Protection of traditional media
Let’s sum up: Anyone who wants to judge the role of the media in the Covid-19 era must know that Google and Facebook have the same impact in the Czech Republic as the big Czech TV stations. Czechs spend 159 minutes a day on social media, consuming almost half of their information from there. What news this will be, is controlled by commercial algorithms that automatically, by definition of the system, amplify only some news, especially that which is emotionally expressive. Moreover, this news has not necessarily been created as a product by teams of professional editors, but as clickbait trade or even as a tool of deliberate destabilization. All of this is happening beyond the experience of society, beyond the media rules and laws, de facto invisibly, by immense corporate powers, slickly espousing freedom of speech. Which is, in fact, the speech of commercial interests.
The result is what we are living in: an epistemic crisis, an absolute relativization of any information, transfer, melding of bonds of faith, rules, and values.

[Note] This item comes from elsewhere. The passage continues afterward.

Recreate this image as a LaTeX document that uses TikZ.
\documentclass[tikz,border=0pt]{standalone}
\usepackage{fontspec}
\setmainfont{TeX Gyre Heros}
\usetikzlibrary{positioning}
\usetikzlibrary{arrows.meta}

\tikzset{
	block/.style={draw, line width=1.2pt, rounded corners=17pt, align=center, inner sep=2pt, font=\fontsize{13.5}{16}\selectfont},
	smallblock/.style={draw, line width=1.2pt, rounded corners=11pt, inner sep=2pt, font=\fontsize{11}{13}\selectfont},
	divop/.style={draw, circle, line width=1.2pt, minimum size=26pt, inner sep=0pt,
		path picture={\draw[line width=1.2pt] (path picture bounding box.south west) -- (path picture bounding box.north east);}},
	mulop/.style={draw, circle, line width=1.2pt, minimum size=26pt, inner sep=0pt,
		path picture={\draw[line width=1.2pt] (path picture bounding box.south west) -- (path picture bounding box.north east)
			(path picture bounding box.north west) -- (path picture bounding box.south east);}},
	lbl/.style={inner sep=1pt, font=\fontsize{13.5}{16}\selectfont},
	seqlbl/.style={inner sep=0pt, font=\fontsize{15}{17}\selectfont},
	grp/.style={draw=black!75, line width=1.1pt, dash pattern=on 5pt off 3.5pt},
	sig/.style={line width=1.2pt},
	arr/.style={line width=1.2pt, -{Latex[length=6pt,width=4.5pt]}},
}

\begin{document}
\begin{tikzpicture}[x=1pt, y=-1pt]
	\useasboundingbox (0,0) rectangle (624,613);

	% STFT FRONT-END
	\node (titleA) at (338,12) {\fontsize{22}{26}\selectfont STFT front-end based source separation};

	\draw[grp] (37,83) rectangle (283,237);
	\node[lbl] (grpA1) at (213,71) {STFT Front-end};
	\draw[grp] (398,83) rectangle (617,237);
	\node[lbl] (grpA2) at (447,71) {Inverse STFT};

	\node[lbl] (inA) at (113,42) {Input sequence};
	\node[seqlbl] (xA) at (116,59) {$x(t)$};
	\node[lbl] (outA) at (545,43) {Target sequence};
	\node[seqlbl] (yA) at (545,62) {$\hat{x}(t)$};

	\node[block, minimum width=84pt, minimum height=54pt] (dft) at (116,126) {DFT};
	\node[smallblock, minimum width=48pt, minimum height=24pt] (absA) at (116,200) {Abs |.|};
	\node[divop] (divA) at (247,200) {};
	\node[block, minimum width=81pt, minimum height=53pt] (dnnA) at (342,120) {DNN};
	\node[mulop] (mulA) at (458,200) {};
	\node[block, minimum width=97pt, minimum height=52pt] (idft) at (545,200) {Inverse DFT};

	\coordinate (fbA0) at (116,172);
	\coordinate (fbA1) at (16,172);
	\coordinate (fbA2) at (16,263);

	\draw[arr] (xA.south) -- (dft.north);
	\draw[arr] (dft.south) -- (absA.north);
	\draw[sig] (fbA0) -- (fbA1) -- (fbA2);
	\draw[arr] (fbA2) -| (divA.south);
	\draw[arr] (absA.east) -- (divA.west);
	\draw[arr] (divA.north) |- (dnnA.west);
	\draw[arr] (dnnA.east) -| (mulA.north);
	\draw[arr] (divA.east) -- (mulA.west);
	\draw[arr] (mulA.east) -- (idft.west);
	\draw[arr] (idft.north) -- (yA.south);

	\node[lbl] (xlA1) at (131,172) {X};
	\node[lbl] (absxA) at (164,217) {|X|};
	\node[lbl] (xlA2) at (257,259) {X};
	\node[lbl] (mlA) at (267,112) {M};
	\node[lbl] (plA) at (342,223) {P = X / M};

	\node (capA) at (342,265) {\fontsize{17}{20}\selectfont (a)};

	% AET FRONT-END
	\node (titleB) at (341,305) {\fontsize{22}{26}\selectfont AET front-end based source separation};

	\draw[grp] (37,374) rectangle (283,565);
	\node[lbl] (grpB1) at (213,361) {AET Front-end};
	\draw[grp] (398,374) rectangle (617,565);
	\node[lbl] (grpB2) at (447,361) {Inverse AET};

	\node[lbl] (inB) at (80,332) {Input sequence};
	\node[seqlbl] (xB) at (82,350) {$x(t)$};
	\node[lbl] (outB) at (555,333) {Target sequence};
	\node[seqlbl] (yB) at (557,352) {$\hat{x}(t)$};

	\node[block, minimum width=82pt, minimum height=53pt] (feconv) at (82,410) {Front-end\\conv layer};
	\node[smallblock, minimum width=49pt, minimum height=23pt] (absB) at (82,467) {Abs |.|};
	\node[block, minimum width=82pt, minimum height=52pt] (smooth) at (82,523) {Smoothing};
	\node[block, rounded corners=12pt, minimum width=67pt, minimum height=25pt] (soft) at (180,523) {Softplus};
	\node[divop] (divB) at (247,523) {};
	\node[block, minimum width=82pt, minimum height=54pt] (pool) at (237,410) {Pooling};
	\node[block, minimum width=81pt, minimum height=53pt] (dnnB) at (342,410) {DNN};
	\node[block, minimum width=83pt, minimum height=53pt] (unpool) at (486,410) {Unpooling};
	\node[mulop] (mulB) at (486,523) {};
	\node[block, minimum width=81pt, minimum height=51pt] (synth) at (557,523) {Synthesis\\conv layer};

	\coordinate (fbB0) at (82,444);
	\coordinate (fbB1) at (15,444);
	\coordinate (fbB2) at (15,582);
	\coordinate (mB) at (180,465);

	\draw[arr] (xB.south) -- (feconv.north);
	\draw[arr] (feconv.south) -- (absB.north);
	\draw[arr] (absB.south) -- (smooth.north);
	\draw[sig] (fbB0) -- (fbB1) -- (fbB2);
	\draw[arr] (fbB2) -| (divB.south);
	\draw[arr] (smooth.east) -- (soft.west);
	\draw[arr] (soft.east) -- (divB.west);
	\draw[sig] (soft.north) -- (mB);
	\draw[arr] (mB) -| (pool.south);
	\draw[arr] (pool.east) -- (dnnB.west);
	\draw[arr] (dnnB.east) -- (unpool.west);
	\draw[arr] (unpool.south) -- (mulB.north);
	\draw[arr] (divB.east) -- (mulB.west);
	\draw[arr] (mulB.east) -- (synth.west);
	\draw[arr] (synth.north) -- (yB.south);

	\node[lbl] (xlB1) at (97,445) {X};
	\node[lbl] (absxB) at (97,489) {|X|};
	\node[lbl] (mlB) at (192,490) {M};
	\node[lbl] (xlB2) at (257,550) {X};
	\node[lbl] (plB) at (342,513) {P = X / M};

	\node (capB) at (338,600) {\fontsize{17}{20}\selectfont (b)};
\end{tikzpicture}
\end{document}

To quote the philosopher Zygmunt Bauman: the liquid reality of everything. And what about Covid-19? According to a STEM survey carried out in March 2021, almost 40% of Czechs believe the conspiracy theories around Coronavirus, with 10 % of Czech being inclined to believe that vaccination is intended to control people through the use of microchips.
The traditional media will also have to do their part, of course. They will have to understand that they must not let their brand, a beacon of orientation, professionality and substance in an over-informed society, be ruined. They will have to find their way to the young generation that is excellent at getting all their information in three clicks. They must be able to offer them information advantages, stand out thanks to other, distinctive levels of services, to help improve media literacy. And, first and foremost, to further improve their own contents.

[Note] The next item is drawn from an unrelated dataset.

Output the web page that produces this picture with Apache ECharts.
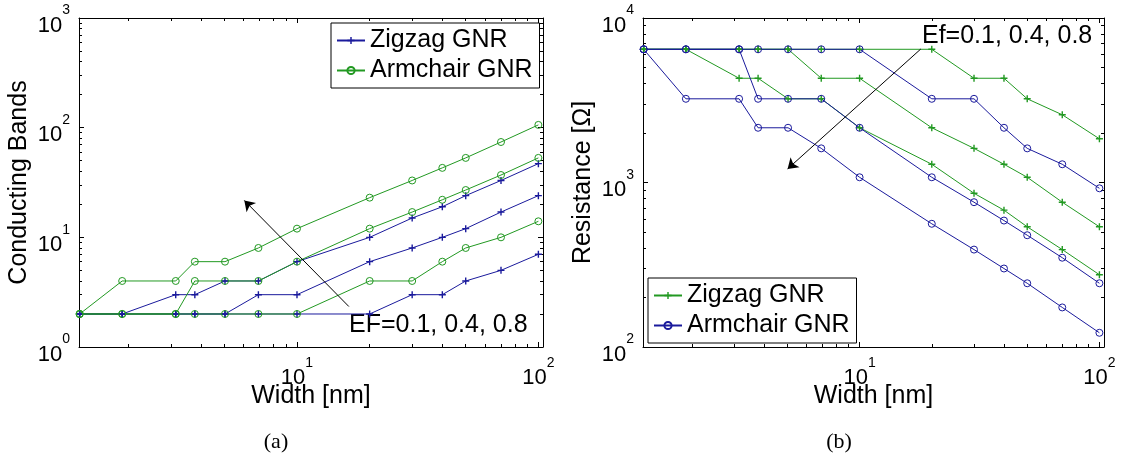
<!DOCTYPE html>
<html>
<head>
<meta charset="utf-8">
<script src="https://cdn.jsdelivr.net/npm/echarts@6/dist/echarts.min.js"></script>
<style>html,body{margin:0;padding:0;background:#fff}#c{width:1127px;height:461px}</style>
</head>
<body>
<div id="c"></div>
<script>
// ---- data ----
const widths = [1.258, 1.887, 3.145, 3.774, 5.032, 6.92, 10, 20, 30, 40, 50, 70, 100];
const xRange = [1.25, 104.5];
const yRangeBands = [1, 1000];
const yRangeRes = [100, 10000];
const efLabels = ['0.1', '0.4', '0.8'];
// panel (a): conducting bands
const bandsZigzagEF01 = [2, 2, 2, 2, 2, 2, 2, 2, 3, 3, 4, 5, 7];
const bandsZigzagEF04 = [2, 2, 2, 2, 2, 3, 3, 6, 8, 10, 12, 17, 24];
const bandsZigzagEF08 = [2, 2, 3, 3, 4, 4, 6, 10, 15, 19, 24, 33, 47];
const bandsArmchairEF01 = [2, 2, 2, 2, 2, 2, 2, 4, 4, 6, 8, 10, 14];
const bandsArmchairEF04 = [2, 2, 2, 4, 4, 4, 6, 12, 17, 22, 27, 37, 53];
const bandsArmchairEF08 = [2, 4, 4, 6, 6, 8, 12, 23, 33, 43, 53, 74, 106];
// panel (b): resistance [Ohm]
const resZigzagEF01 = [6453, 6453, 6453, 6453, 6453, 6453, 6453, 6453, 4302, 4302, 3227, 2581, 1844];
const resZigzagEF04 = [6453, 6453, 6453, 6453, 6453, 4302, 4302, 2151, 1613, 1291, 1076, 759, 538];
const resZigzagEF08 = [6453, 6453, 4302, 4302, 3227, 3227, 2151, 1291, 860, 679, 538, 391, 275];
const resArmchairEF01 = [6453, 6453, 6453, 6453, 6453, 6453, 6453, 3227, 3227, 2151, 1613, 1291, 922];
const resArmchairEF04 = [6453, 6453, 6453, 3227, 3227, 3227, 2151, 1076, 759, 587, 478, 349, 244];
const resArmchairEF08 = [6453, 3227, 3227, 2151, 2151, 1613, 1076, 561, 391, 300, 244, 174, 122];
// arrows (data coordinates: [width, value])
const arrowA = [[16.4, 2.34], [6.05, 21.7]];
const arrowB = [[18.0, 6480], [5.01, 1210]];

// ---- styling ----
const F = "'Liberation Sans', Arial, Helvetica, sans-serif";
const BLUE = '#1a1a9c';
const GREEN = '#229922';
const PLUS = 'path://M4,0H6V4H10V6H6V10H4V6H0V4H4Z';

function powLabel(v) {
  const e = Math.log10(v);
  if (Math.abs(e - Math.round(e)) > 1e-6) return '';
  return '{b|10}{s|' + Math.round(e) + '}';
}
const rich = {
  b: {fontSize: 22, fontFamily: F, color: '#000', lineHeight: 33, verticalAlign: 'bottom'},
  s: {fontSize: 14, fontFamily: F, color: '#000', lineHeight: 2, verticalAlign: 'top'}
};
const tickBase = {
  axisTick: {show: true, inside: true, length: 5, lineStyle: {color: '#000', width: 1}},
  minorTick: {show: true, splitNumber: 9, length: 3, lineStyle: {color: '#000', width: 1}},
  splitLine: {show: false}, minorSplitLine: {show: false},
  axisLine: {show: true, lineStyle: {color: '#000', width: 1}}
};
function labelOpt(margin, padding) {
  return {show: true, formatter: powLabel, rich: rich, margin: margin, padding: padding,
          fontSize: 22, fontFamily: F, color: '#000', showMinLabel: true, showMaxLabel: true};
}
function mkX(grid, pos, main) {
  return Object.assign({
    type: 'log', logBase: 10, gridIndex: grid, position: pos, min: xRange[0], max: xRange[1],
    axisLabel: main ? labelOpt(9, 0) : {show: false},
    name: main ? 'Width [nm]' : '', nameLocation: 'middle', nameGap: 37, nameMoveOverlap: false,
    nameTextStyle: {fontSize: 25, fontFamily: F, color: '#000'}
  }, tickBase);
}
function mkY(grid, pos, main, range, title) {
  return Object.assign({
    type: 'log', logBase: 10, gridIndex: grid, position: pos, min: range[0], max: range[1],
    axisLabel: main ? labelOpt(9, [4, 0, 0, 0]) : {show: false},
    name: main ? title : '', nameLocation: 'middle', nameGap: 47, nameMoveOverlap: false,
    nameTextStyle: {fontSize: 25, fontFamily: F, color: '#000'}
  }, tickBase);
}
function pairs(ys) { return widths.map((w, i) => [w, ys[i]]); }
function mkSeries(name, ys, color, marker, xi, yi) {
  const isPlus = marker === 'plus';
  return {
    type: 'line', name: name, data: pairs(ys), xAxisIndex: xi, yAxisIndex: yi,
    symbol: isPlus ? PLUS : 'circle', symbolSize: 7, showSymbol: true,
    lineStyle: {color: color, width: 1},
    itemStyle: isPlus ? {color: color, borderWidth: 0} : {color: 'rgba(255,255,255,0)', borderColor: color, borderWidth: 1},
    emphasis: {disabled: true}, silent: true, z: 3
  };
}
function arrow(pts) {
  return {
    silent: true, symbol: ['none', 'arrow'], symbolSize: 10, precision: 6,
    itemStyle: {color: '#000'},
    lineStyle: {color: '#000', width: 1, type: 'solid'}, label: {show: false},
    emphasis: {disabled: true},
    data: [[{coord: pts[0]}, {coord: pts[1]}]]
  };
}

const series = [
  mkSeries('a:Zigzag GNR', bandsZigzagEF01, BLUE, 'plus', 0, 0),
  mkSeries('a:Zigzag GNR', bandsZigzagEF04, BLUE, 'plus', 0, 0),
  mkSeries('a:Zigzag GNR', bandsZigzagEF08, BLUE, 'plus', 0, 0),
  mkSeries('a:Armchair GNR', bandsArmchairEF01, GREEN, 'circle', 0, 0),
  mkSeries('a:Armchair GNR', bandsArmchairEF04, GREEN, 'circle', 0, 0),
  mkSeries('a:Armchair GNR', bandsArmchairEF08, GREEN, 'circle', 0, 0),
  mkSeries('b:Zigzag GNR', resZigzagEF01, GREEN, 'plus', 2, 2),
  mkSeries('b:Zigzag GNR', resZigzagEF04, GREEN, 'plus', 2, 2),
  mkSeries('b:Zigzag GNR', resZigzagEF08, GREEN, 'plus', 2, 2),
  mkSeries('b:Armchair GNR', resArmchairEF01, BLUE, 'circle', 2, 2),
  mkSeries('b:Armchair GNR', resArmchairEF04, BLUE, 'circle', 2, 2),
  mkSeries('b:Armchair GNR', resArmchairEF08, BLUE, 'circle', 2, 2)
];
series[0].markLine = arrow(arrowA);
series[6].markLine = arrow(arrowB);

function mkLegend(prefix, left, top) {
  return {
    data: [prefix + 'Zigzag GNR', prefix + 'Armchair GNR'],
    orient: 'vertical', left: left, top: top,
    padding: [5, 7, 5, 5], itemGap: 5, itemWidth: 28, itemHeight: 9,
    borderColor: '#000', borderWidth: 1, backgroundColor: '#fff',
    formatter: n => n.slice(2), selectedMode: false,
    textStyle: {fontSize: 25, fontFamily: F, color: '#000', lineHeight: 25}
  };
}

const option = {
  animation: false,
  backgroundColor: '#fff',
  grid: [
    {left: 79, top: 18, width: 464, height: 329},
    {left: 643, top: 18, width: 461, height: 329}
  ],
  xAxis: [mkX(0, 'bottom', true), mkX(0, 'top', false), mkX(1, 'bottom', true), mkX(1, 'top', false)],
  yAxis: [mkY(0, 'left', true, yRangeBands, 'Conducting Bands'), mkY(0, 'right', false, yRangeBands, ''),
          mkY(1, 'left', true, yRangeRes, 'Resistance [Ω]'), mkY(1, 'right', false, yRangeRes, '')],
  legend: [mkLegend('a:', 331, 23), mkLegend('b:', 648, 278)],
  series: series,
  graphic: [
    {type: 'text', x: 349, y: 325, silent: true, style: {text: 'EF=' + efLabels.join(', '), font: '25px ' + F, fill: '#000', align: 'left', verticalAlign: 'middle'}},
    {type: 'text', x: 922, y: 36, silent: true, style: {text: 'Ef=' + efLabels.join(', '), font: '25px ' + F, fill: '#000', align: 'left', verticalAlign: 'middle'}},
    {type: 'text', x: 276, y: 442, silent: true, style: {text: '(a)', font: "22px 'Liberation Serif', 'Times New Roman', serif", fill: '#000', align: 'center', verticalAlign: 'middle'}},
    {type: 'text', x: 839, y: 442, silent: true, style: {text: '(b)', font: "22px 'Liberation Serif', 'Times New Roman', serif", fill: '#000', align: 'center', verticalAlign: 'middle'}}
  ]
};
const chart = echarts.init(document.getElementById('c'), null, {renderer: 'canvas'});
chart.setOption(option);
</script>
</body>
</html>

It’s the traditional media that need protection. Not because they are a preferred scapegoat of politicians and sometimes also consumers, but because the traditional media must be able to protect what they are meant to do. They should provide a comprehensive view of society, giving it feedback that ensures the ability to solve problems, strengthen civic pride, reveal the potential of positive changes, and promote understanding. In short, secure the key social and democratic benefits, including the protection of the values of a democratic society and its principle of ethics and morality. If this is not the case, we are very likely to lose them.

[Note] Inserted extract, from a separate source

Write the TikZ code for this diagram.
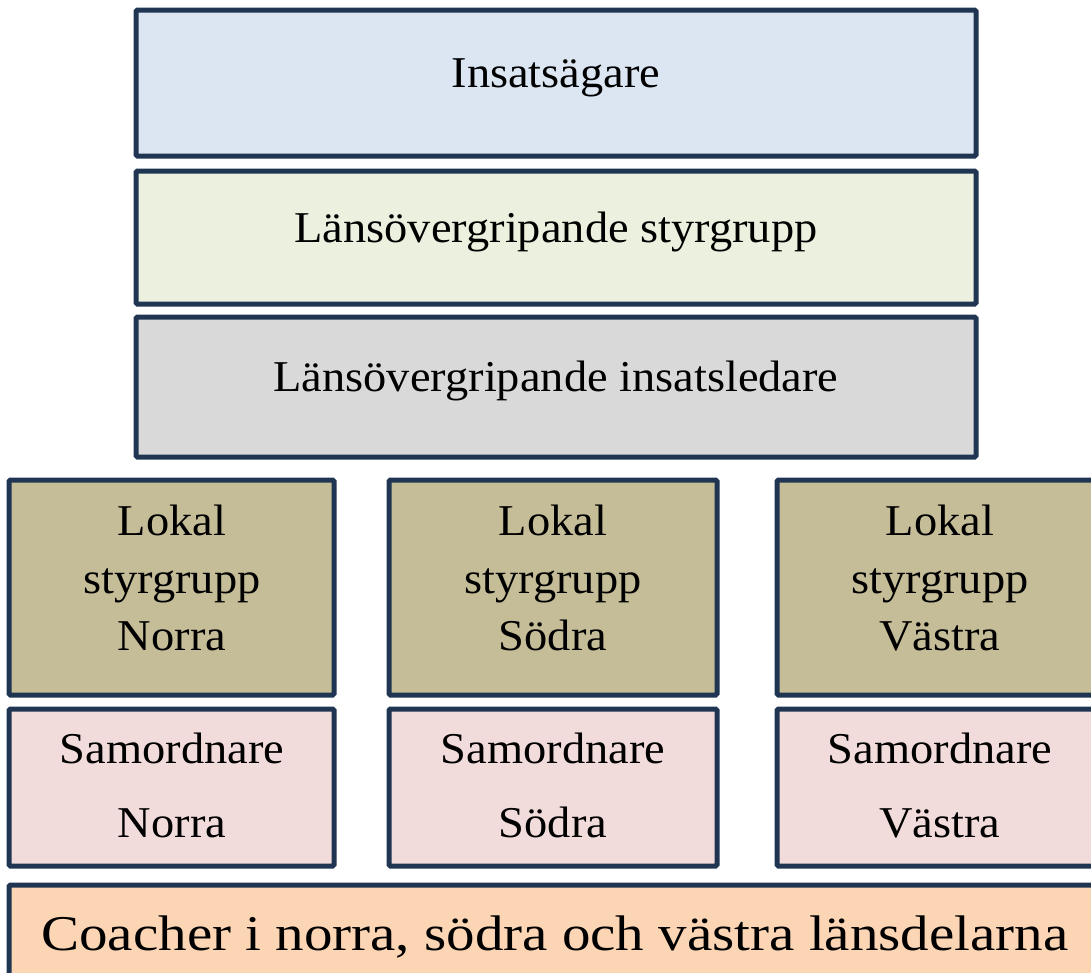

It is no coincidence that the Royal Swedish Academy has recently published a report on social media, as a basis for the upcoming Nobel Prize Summit to be held in late April. The Academy is concerned about the impact of the spread of disinformation on social networks. “Social media reports have created a toxic environment where it’s now very difficult to distinguish facts from fiction”, said Owen Gaggney, the co-author of the report. “One of the biggest challenges now facing humanity is our inability to tell facts from fiction. This is undermining democracies, which in turn is limiting our ability to make long-term decisions needed to save the planet.”